As described above the various imaging modalities used for intravascular imaging have been pivotal in reducing the mortality associated with coronary artery disease over the last 50 years. However several areas have been identified where detection of atherosclerosis could benefit more from high-resolution imaging. Many investigators believe micron scale intravascular imaging facilitated by OCT plays a potential role in the development of clinical cardiology. The major benefits of OCT include:
Resolution: 4 to 20 pm, which is higher than anyexisting imaging modality[10].
Acquisition rates: OCT offers a high-speed acquisition imaging modality, with acquisition rates near video rates.
Inexpensive and small system components: Unlike ultrasonography, OCT catheters consist of simple fiber optics and contain no transducers within their frame, which makes them small and inexpensive. The current smallest cross-sectional diameter being 0.014 inches (355μm).
Figure 3. Significant stenosis in the left anterior descending artery visualized by different imaging techniques: (a). Coronary angiogram revealing (arrow). (b). Intravascular ultrasound with three-dimensional reconstruction showing severe calcification (upper quadrant of transverse image; brackets in longitudinal image). (c). Three dimensional cardiac imaging using multislice computed tomography and (d). Maximum intensity projection of three-dimensional cardiac multislice computed tomography showing severe calcification (arrow).
Portability: OCT systems are small and compact.
Ability to be combined with a range of optical spectroscopic techniques.
Ability to be integrated into catheters and endoscopes[10].

3. Conclusions

Assessment of atherosclerosis by imaging techniques is essential for in-vivo identification of vulnerable plaques. The ideal technique would provide morphological, mechanical and biochemical information, however, despite several imaging techniques are currently under development, none of them provides alone such all-embracing assessment.
IVUS is easy to perform and assess morphology and mechanical in stability, Elastography detects high strain regions in vulnerable plaques, which correlate with an infiltration of macrophages in caps and a decreased number of smooth muscle cells and Spectroscopy obtains information on chemical components.
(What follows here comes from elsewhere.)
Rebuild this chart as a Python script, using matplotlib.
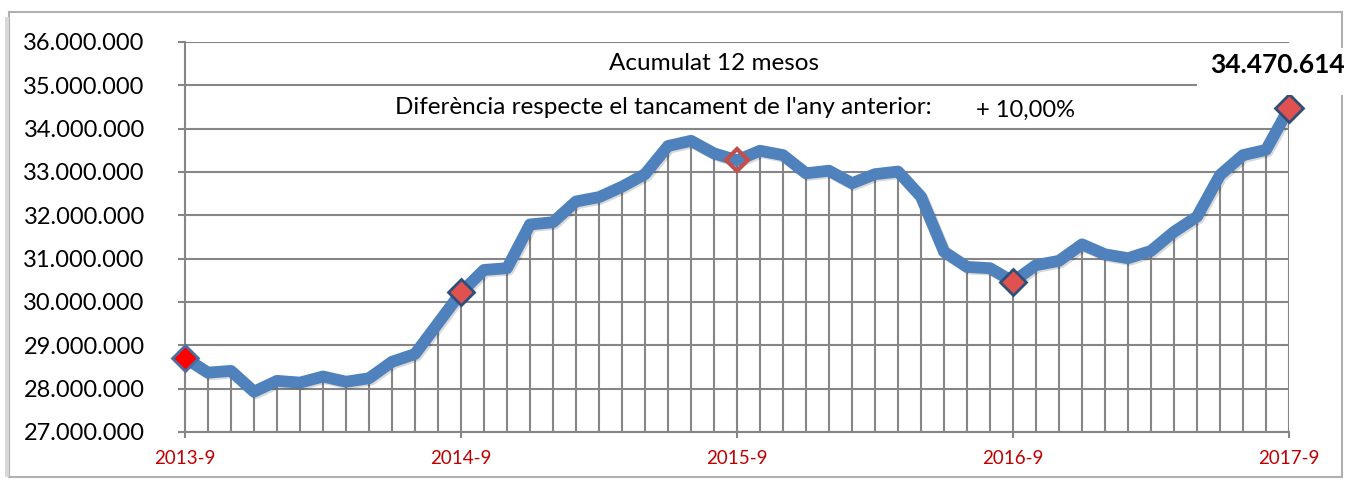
import matplotlib
matplotlib.use("Agg")
import matplotlib.pyplot as plt
import matplotlib.patheffects as pe
from matplotlib.patches import Rectangle
from matplotlib.ticker import FuncFormatter

plt.rcParams['font.family'] = ['Lato', 'DejaVu Sans']

# ---- data (monthly, 12-month accumulated) ----
months = ["2013-9", "2013-10", "2013-11", "2013-12", "2014-1", "2014-2", "2014-3", "2014-4",
          "2014-5", "2014-6", "2014-7", "2014-8", "2014-9", "2014-10", "2014-11", "2014-12",
          "2015-1", "2015-2", "2015-3", "2015-4", "2015-5", "2015-6", "2015-7", "2015-8",
          "2015-9", "2015-10", "2015-11", "2015-12", "2016-1", "2016-2", "2016-3", "2016-4",
          "2016-5", "2016-6", "2016-7", "2016-8", "2016-9", "2016-10", "2016-11", "2016-12",
          "2017-1", "2017-2", "2017-3", "2017-4", "2017-5", "2017-6", "2017-7", "2017-8",
          "2017-9"]
values = [28710000, 28370000, 28410000, 27930000, 28180000, 28140000, 28280000, 28160000,
          28240000, 28620000, 28800000, 29510000, 30220000, 30740000, 30780000, 31790000,
          31840000, 32320000, 32420000, 32660000, 32950000, 33600000, 33720000, 33430000,
          33270000, 33490000, 33390000, 32970000, 33030000, 32740000, 32950000, 33010000,
          32430000, 31160000, 30810000, 30780000, 30470000, 30850000, 30950000, 31330000,
          31100000, 31010000, 31180000, 31620000, 31970000, 32930000, 33390000, 33510000,
          34470614]
year_ticks = ["2013-9", "2014-9", "2015-9", "2016-9", "2017-9"]
y_ticks = [27000000, 28000000, 29000000, 30000000, 31000000, 32000000, 33000000,
           34000000, 35000000, 36000000]
title_text = "Acumulat 12 mesos"
diff_text = "Diferència respecte el tancament de l'any anterior:"
diff_value = "+ 10,00%"
last_label = "34.470.614"

W, H = 1345, 482
fig = plt.figure(figsize=(W / 100, H / 100), dpi=100)
fig.patch.set_facecolor("white")

# outer frame
fig.patches.append(Rectangle((9 / W, 5 / H), 1333 / W, 465 / H, transform=fig.transFigure,
                             fill=False, edgecolor="#B0B0B0", lw=1.5))
fig.patches.append(Rectangle((5 / W, 5 / H), 4 / W, 460 / H, transform=fig.transFigure,
                             facecolor="#D8D8D8", edgecolor="none"))

ax = fig.add_axes([185 / W, 1 - 432 / H, (1289 - 185) / W, (432 - 42) / H])
x = list(range(len(months)))

grid_c = "#868686"
ax.set_ylim(27000000, 36000000)
ax.set_xlim(0, len(months) - 1)
ax.set_yticks(y_ticks)
ax.yaxis.set_major_formatter(FuncFormatter(lambda v, p: f"{v:,.0f}".replace(",", ".")))
ax.grid(axis="y", color=grid_c, lw=1.5, zorder=1)
ax.set_axisbelow(True)

tick_pos = [months.index(m) for m in year_ticks]
ax.set_xticks(tick_pos)
ax.set_xticklabels(year_ticks)

for s in ["top", "right"]:
    ax.spines[s].set_visible(False)
for s in ["left", "bottom"]:
    ax.spines[s].set_color(grid_c)
    ax.spines[s].set_linewidth(1.5)

ax.tick_params(axis="y", length=5, width=1.5, color=grid_c, pad=24, labelsize=17,
               labelcolor="black")
ax.tick_params(axis="x", length=4, width=1.5, color=grid_c, pad=9, labelsize=13.5,
               labelcolor="#C00000")

# drop lines
ax.vlines(x, 27000000, values, colors=grid_c, lw=1.5, zorder=2)

# main line
ax.plot(x, values, color="#4F81BD", lw=8.5, solid_joinstyle="round", zorder=3,
        solid_capstyle="round", clip_on=False,
        path_effects=[pe.SimpleLineShadow(offset=(1.2, -1.2), shadow_color="black", alpha=0.15),
                      pe.Normal()])

# markers at year points
mk = [months.index(m) for m in year_ticks]
mk_vals = [values[i] for i in mk]
face = ["#FF0000", "#E0524F", "none", "#E0524F", "#E0524F"]
edge = ["#4A6FA5", "#2F4F7A", "#C0504D", "#2F4F7A", "#2F4F7A"]
size = [13, 13, 11, 13, 14]
for xi, yi, fc, ec, ms in zip(mk, mk_vals, face, edge, size):
    ax.plot([xi], [yi], marker="D", markersize=ms, markerfacecolor=fc, markeredgecolor=ec,
            markeredgewidth=2.0 if fc != "none" else 3.0, zorder=5, clip_on=False,
            linestyle="none")

# texts
fig.text(714 / W, 1 - 63 / H, title_text, ha="center", va="center", fontsize=17.5)
fig.text(395 / W, 1 - 108 / H, diff_text, ha="left", va="center", fontsize=17.5)
fig.text(976 / W, 1 - 110 / H, diff_value, ha="left", va="center", fontsize=17)
fig.patches.append(Rectangle((1197 / W, 1 - 95 / H), 148 / W, 47 / H,
                             transform=fig.transFigure, facecolor="white", edgecolor="none",
                             zorder=4))
fig.text(1210 / W, 1 - 65 / H, last_label, ha="left", va="center", fontsize=19,
         fontweight="bold", zorder=6)

fig.savefig("out.png", dpi=100)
MRI provides good contrast between the vessel wall and adjacent lumen by using flow sensitive pulse sequences, OCT has the advantage of high resolution, Thermography has the potential to measure metabolism and MSCT and clinical events and its predictive value to define the site of plaque rupture remain to be determined. Nevertheless all techniques are still under investigation and at present, none of them can completely identify a vulnerable plaque and, most importantly, predict its further development. This is related to fundamental methodological insufficiencies that may be resolved in the future. From a clinical point of view, most techniques currently assess only one feature of the vulnerable plaque. Thus the combination of several modalities will be of importance in the future to ensure a high sensitivity and specificity in detecting vulnerable plaques.